## The request
Look through the lines below and state how many hold the word "this". Write only the number.

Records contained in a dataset
· · ·

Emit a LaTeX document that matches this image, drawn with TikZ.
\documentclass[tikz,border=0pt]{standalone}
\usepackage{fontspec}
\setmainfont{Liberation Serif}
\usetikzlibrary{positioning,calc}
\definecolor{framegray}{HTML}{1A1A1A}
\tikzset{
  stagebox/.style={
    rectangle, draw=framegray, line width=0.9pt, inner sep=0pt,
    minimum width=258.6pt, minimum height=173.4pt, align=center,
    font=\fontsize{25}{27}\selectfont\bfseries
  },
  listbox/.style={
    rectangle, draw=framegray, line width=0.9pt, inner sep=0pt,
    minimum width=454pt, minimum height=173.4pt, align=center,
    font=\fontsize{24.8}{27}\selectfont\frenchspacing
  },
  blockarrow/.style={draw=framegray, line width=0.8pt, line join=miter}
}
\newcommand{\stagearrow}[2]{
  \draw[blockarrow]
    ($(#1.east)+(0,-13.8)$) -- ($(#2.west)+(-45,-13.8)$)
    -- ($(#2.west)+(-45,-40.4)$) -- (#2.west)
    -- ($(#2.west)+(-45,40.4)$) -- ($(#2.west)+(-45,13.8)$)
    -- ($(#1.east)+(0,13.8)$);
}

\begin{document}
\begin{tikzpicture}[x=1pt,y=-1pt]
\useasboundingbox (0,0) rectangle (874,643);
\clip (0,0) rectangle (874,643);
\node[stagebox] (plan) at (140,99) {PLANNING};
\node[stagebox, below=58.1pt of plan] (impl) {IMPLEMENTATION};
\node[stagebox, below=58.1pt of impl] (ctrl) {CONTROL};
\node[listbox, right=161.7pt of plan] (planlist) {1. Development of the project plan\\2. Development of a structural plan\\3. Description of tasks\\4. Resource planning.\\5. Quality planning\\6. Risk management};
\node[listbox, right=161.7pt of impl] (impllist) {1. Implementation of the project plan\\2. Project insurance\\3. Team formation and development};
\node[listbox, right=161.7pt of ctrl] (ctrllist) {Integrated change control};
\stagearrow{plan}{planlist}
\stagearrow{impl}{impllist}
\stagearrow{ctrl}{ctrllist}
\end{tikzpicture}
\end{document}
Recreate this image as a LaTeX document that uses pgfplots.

· · ·

## Response to the exercise
2